I didn't feel depressed and I didn't feel like I had lost myself. In some ways I felt better, in some ways I felt the same, in a few ways I felt a little worse. Overall, it was a net gain. The medication was working. There were side effects. There always are. I was more tired than usual and my right eye twitched if I didn't get enough sleep or if I ate sugar (read: it twitched often). But again, the medication was working.
A couple months in — I think it was in March — I noticed a slight buzz of anxiety that seemed to come and go arbitrarily throughout the day. (My doctor had told me that anxiety could be a side effect of Lexapro, which, yes, is a strange side effect for a medication often used to treat general anxiety disorder.) Maybe it was from the meds, maybe it was from the stress of adjusting to marriage (which happened in March), maybe it was something completely unknown. Whatever it was, I found myself using sugar and caffeine — a Coke or Mt Dew when I got to work in the morning and Reese’s Peanut Butter Cups in the afternoon — to try to dull the buzz. I knew this was a bad idea — sugar and caffeine only make my anxiety worse — but in the moment of consumption, the sugar helped me cope.
It wasn't long before I found myself wanting to go off the meds. But I didn't want to try another one and I worried that quitting the meds would plunge me into a deep depression. So I kept taking them, figuring that one day I would know when the time was right to try something else, whether that was quitting the meds or trying a new prescription.
Then one Friday afternoon a couple weeks ago I found myself at Walgreen's during my lunch break to refill my prescription. The pharmacy wouldn't refill it. The pharmacist supposed that the doctor wanted to see me before giving me another refill. So I called my doctor's office only to find out that they close at noon on Friday. I was without medication until Monday at the earliest.
I had missed taking my meds before — although for no longer than a day — and I could always notice a difference in my moods and feelings. Part of me was worried that I would become angry, despondent, or hopeless, but mostly I was just curious to see what those few days without medication would be like.
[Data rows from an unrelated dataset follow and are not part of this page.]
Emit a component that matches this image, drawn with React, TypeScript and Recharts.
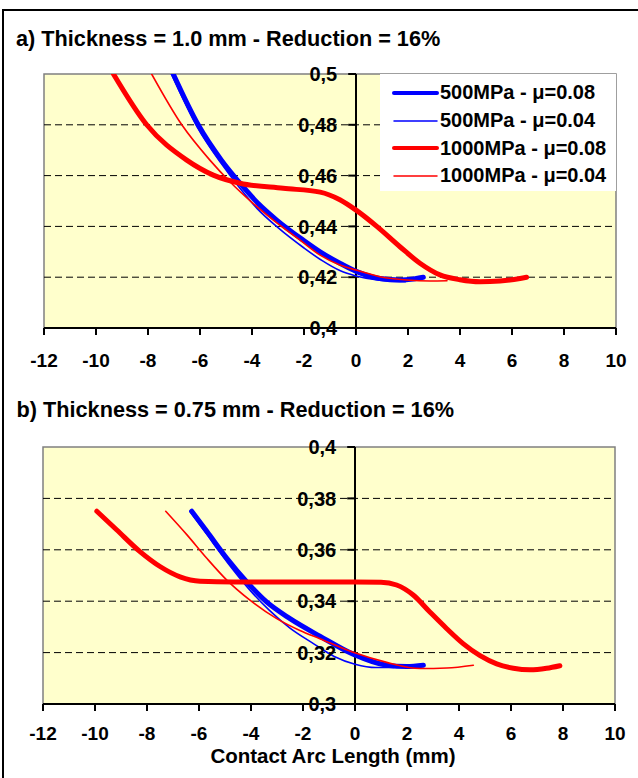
import React from 'react';
import {
  LineChart,
  Line,
  XAxis,
  YAxis,
  ReferenceLine,
  ReferenceArea,
  CartesianGrid,
  Legend,
} from 'recharts';

// ---------- shared ----------
const xTicks = [-12, -10, -8, -6, -4, -2, 0, 2, 4, 6, 8, 10];
const seriesNames = ['500MPa - μ=0.08', '500MPa - μ=0.04', '1000MPa - μ=0.08', '1000MPa - μ=0.04'];
const seriesColors = ['#0000FF', '#0000FF', '#FF0000', '#FF0000'];
const seriesWidths = [5, 1.6, 5, 1.6];

// ---------- panel a) thickness 1.0 mm ----------
const yTicksA = [0.4, 0.42, 0.44, 0.46, 0.48, 0.5];
const gridA = [0.42, 0.44, 0.46, 0.48];

const a500_008_x = [-7.03, -6.07, -5.17, -4.46, -3.76, -3.05, -2.03, -1.38, -0.62, 0.03, 0.92, 1.69, 2.2, 2.59];
const a500_008_y = [0.5, 0.48, 0.466, 0.457, 0.449, 0.4425, 0.4346, 0.43, 0.4255, 0.4222, 0.4195, 0.4189, 0.4193, 0.42];

const a500_004_x = [-7.1, -6.1, -5.2, -4.5, -3.8, -3.0, -2.0, -1.3, -0.6, 0, 0.9, 1.9];
const a500_004_y = [0.5, 0.479, 0.465, 0.4555, 0.447, 0.4395, 0.4315, 0.4265, 0.4225, 0.4205, 0.4188, 0.4182];

const a1000_008_x = [-9.33, -8.05, -6.51, -5.49, -4.46, -2.8, -1.38, -0.62, 0.03, 0.8, 1.69, 2.46, 3.23, 4.0, 4.77, 5.54, 6.31, 6.56];
const a1000_008_y = [0.5, 0.48, 0.4661, 0.4602, 0.457, 0.455, 0.4535, 0.4505, 0.4462, 0.44, 0.432, 0.4255, 0.4209, 0.419, 0.4182, 0.4185, 0.4195, 0.42];

const a1000_004_x = [-7.86, -6.7, -5.62, -4.85, -3.95, -3.18, -2.15, -1.38, -0.62, 0, 0.92, 1.95, 2.85, 3.5];
const a1000_004_y = [0.5, 0.48, 0.4661, 0.4576, 0.449, 0.4425, 0.4346, 0.4287, 0.4248, 0.4228, 0.4202, 0.4189, 0.4185, 0.4186];

// ---------- panel b) thickness 0.75 mm ----------
const yTicksB = [0.3, 0.32, 0.34, 0.36, 0.38, 0.4];
const gridB = [0.32, 0.34, 0.36, 0.38];

const b500_008_x = [-6.28, -5.7, -4.93, -4.17, -3.4, -2.5, -1.35, -0.07, 1.22, 1.99, 2.63];
const b500_008_y = [0.375, 0.3672, 0.3567, 0.3476, 0.3397, 0.3332, 0.3264, 0.3194, 0.3151, 0.3146, 0.3151];

const b500_004_x = [-6.35, -5.7, -4.9, -4.1, -3.3, -2.5, -1.6, -0.8, 0, 0.8, 1.5];
const b500_004_y = [0.375, 0.366, 0.355, 0.345, 0.3365, 0.3295, 0.3235, 0.3185, 0.3155, 0.3142, 0.3142];

const b1000_008_x = [-9.93, -9.17, -8.27, -7.5, -6.73, -5.96, -4.68, -2.0, 0, 1.0, 1.6, 2.24, 2.88, 3.53, 4.17, 4.81, 5.45, 6.09, 6.73, 7.37, 7.88];
const b1000_008_y = [0.375, 0.3678, 0.3593, 0.3535, 0.3495, 0.3478, 0.3475, 0.3475, 0.3475, 0.3474, 0.3463, 0.3424, 0.3358, 0.3293, 0.3234, 0.3188, 0.3156, 0.3139, 0.3133, 0.3139, 0.3149];

const b1000_004_x = [-7.28, -6.47, -5.7, -4.93, -4.04, -3.01, -2.12, -1.35, -0.07, 1.22, 2.5, 3.53, 4.55];
const b1000_004_y = [0.375, 0.3659, 0.3567, 0.3482, 0.3404, 0.3332, 0.3286, 0.3254, 0.3201, 0.3162, 0.3138, 0.314, 0.3151];

const zip = (xs: number[], ys: number[]) => xs.map((x, i) => ({ x, y: ys[i] }));

const seriesA = [
  zip(a500_008_x, a500_008_y),
  zip(a500_004_x, a500_004_y),
  zip(a1000_008_x, a1000_008_y),
  zip(a1000_004_x, a1000_004_y),
];
const seriesB = [
  zip(b500_008_x, b500_008_y),
  zip(b500_004_x, b500_004_y),
  zip(b1000_008_x, b1000_008_y),
  zip(b1000_004_x, b1000_004_y),
];

const FONT = "'Liberation Sans', Arial, sans-serif";
const fmt = (v: number) => String(v).replace('.', ',');

const LegendBox = () => (
  <div
    style={{
      width: 236,
      height: 117,
      background: '#fff',
      boxSizing: 'border-box',
      paddingTop: 5,
      fontFamily: FONT,
    }}
  >
    {seriesNames.map((n, i) => (
      <div key={n} style={{ display: 'flex', alignItems: 'center', height: 27.7 }}>
        <svg width={60} height={10} style={{ display: 'block' }}>
          <line
            x1={14}
            x2={57}
            y1={5}
            y2={5}
            stroke={seriesColors[i]}
            strokeWidth={seriesWidths[i] > 2 ? 4 : 1.5}
            strokeLinecap="round"
          />
        </svg>
        <span style={{ fontSize: 20, fontWeight: 700, color: '#000', whiteSpace: 'nowrap' }}>{n}</span>
      </div>
    ))}
  </div>
);

type PanelProps = {
  series: { x: number; y: number }[][];
  domain: [number, number];
  yTicks: number[];
  grid: number[];
  height: number;
  margin: { top: number; left: number; right: number; bottom: number };
  tickMargin: number;
  legend?: boolean;
};

const Panel = ({ series, domain, yTicks, grid, height, margin, tickMargin, legend }: PanelProps) => (
  <LineChart width={638} height={height} margin={margin}>
    <CartesianGrid fill="#FFFFCC" fillOpacity={1} horizontal={false} vertical={false} />
    <XAxis
      type="number"
      dataKey="x"
      domain={[-12, 10]}
      ticks={xTicks}
      interval={0}
      allowDataOverflow
      axisLine={{ stroke: '#000', strokeWidth: 2 }}
      tickLine={{ stroke: '#000', strokeWidth: 2 }}
      tickSize={7}
      tickMargin={tickMargin}
      height={40}
      tick={{ fill: '#000', fontSize: 19, fontWeight: 700, fontFamily: FONT }}
    />
    <YAxis type="number" domain={domain} hide width={0} allowDataOverflow />
    <ReferenceArea
      x1={-12}
      x2={10}
      y1={domain[0]}
      y2={domain[1]}
      fill="none"
      fillOpacity={0}
      stroke="#808080"
      strokeWidth={1.5}
    />
    {grid.map((g) => (
      <ReferenceLine key={'g' + g} y={g} stroke="#000" strokeWidth={1} strokeDasharray="7 4" />
    ))}
    <ReferenceLine x={0} stroke="#000" strokeWidth={2} />
    {yTicks.map((t) => (
      <ReferenceLine
        key={'t' + t}
        segment={[
          { x: -0.3, y: t },
          { x: 0, y: t },
        ]}
        stroke="#000"
        strokeWidth={2}
        label={{
          value: fmt(t),
          position: 'left',
          offset: 11,
          fill: '#000',
          fontSize: 20,
          fontWeight: 700,
          fontFamily: FONT,
        }}
      />
    ))}
    {series.map((pts, i) => (
      <Line
        key={seriesNames[i]}
        name={seriesNames[i]}
        data={pts}
        dataKey="y"
        type="monotone"
        stroke={seriesColors[i]}
        strokeWidth={seriesWidths[i]}
        strokeLinecap="round"
        strokeLinejoin="round"
        dot={false}
        activeDot={false}
        isAnimationActive={false}
      />
    ))}
    {legend && (
      <Legend
        layout="vertical"
        align="center"
        verticalAlign="middle"
        wrapperStyle={{ position: 'absolute', left: 380, top: 74, width: 236, height: 117 }}
        content={() => <LegendBox />}
      />
    )}
  </LineChart>
);

export default function App() {
  return (
    <div
      style={{
        position: 'absolute',
        left: 0,
        top: 0,
        width: 638,
        height: 778,
        overflow: 'hidden',
        background: '#fff',
        fontFamily: FONT,
      }}
    >
      <svg width={638} height={778} style={{ position: 'absolute', left: 0, top: 0 }}>
        <rect x={3} y={10} width={700} height={800} fill="none" stroke="#000" strokeWidth={2} />
        <text x={16} y={46} fontSize={21.7} fontWeight={700} fill="#000" fontFamily={FONT}>
          a) Thickness = 1.0 mm - Reduction = 16%
        </text>
        <text x={16.5} y={416.5} fontSize={21.7} fontWeight={700} fill="#000" fontFamily={FONT}>
          b) Thickness = 0.75 mm - Reduction = 16%
        </text>
        <text x={333} y={763} fontSize={20.5} fontWeight={700} fill="#000" fontFamily={FONT} textAnchor="middle">
          Contact Arc Length (mm)
        </text>
      </svg>
      <div style={{ position: 'absolute', left: 0, top: 0 }}>
        <Panel
          series={seriesA}
          domain={[0.4, 0.5]}
          yTicks={yTicksA}
          grid={gridA}
          height={380}
          margin={{ top: 74, left: 44, right: 22, bottom: 12 }}
          tickMargin={19}
          legend
        />
      </div>
      <div style={{ position: 'absolute', left: 0, top: 380 }}>
        <Panel
          series={seriesB}
          domain={[0.3, 0.4]}
          yTicks={yTicksB}
          grid={gridB}
          height={398}
          margin={{ top: 67, left: 43, right: 23, bottom: 34 }}
          tickMargin={16}
        />
      </div>
    </div>
  );
}
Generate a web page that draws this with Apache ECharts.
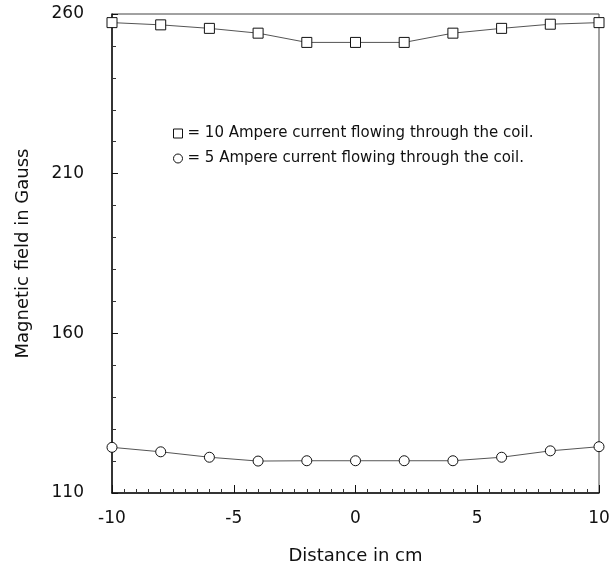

Saturday was interesting. I had DVR'ed a Bruce Springsteen concert that had aired at 3:00 am that morning so I spent my day watching Bruce while wandering in and out of the kitchen to bake a few loaves of ciabatta. For the most part I felt good — way better than I had expected — although I was a bit surprised when I found myself crying when Bruce and the band played "Bandlands." I guess the lines "We'll keep pushin' till it's understood / and these badlands start treating us good" seemed apropos given what I was going through.
I felt even better on Sunday, although by late afternoon I was feeling pretty dizzy and weak. Monday was about the same. Tuesday morning I told my doctor about my weekend (I left out the part about crying during "Badlands") and told him that I wanted to go off the meds. He was cool with it so he gave me a plan to taper off.
After reducing my dosage for about a week, on October first, right before bed, I took Lexapro for the last time.
As the days passed, my mood didn't dip or soar, but I found myself increasingly dizzy. Saturday the fourth was the worst of it.
Overall, I feel more in touch with myself and more capable of sorting out my feelings and being honest with myself. I've also been crying at the drop of the hat. Despite that increased honesty, it's difficult to tell if this is a well of sad energy leaving my body, if there are lots of hats dropping, if it's something else entirely, or all of the above (the likely scenario).
Here is what I believe about depression: I don't know if it will ever totally disappear from my life. It will most likely be something that continues to resurface here and there. While I am not currently at my most vital, I have the motivation, desire, and ability to care for myself in ways that will, I hope, help me increase my vitality. I can communicate with God, connect with family and friends, look for ways to love and serve others, make pizza, bread, and cookies, cook meats on the grill, read books, write, and do my best to love myself and remember that I'm a good guy who wants good things. Or maybe I can try another medication. There are a lot out there and I've only tried one.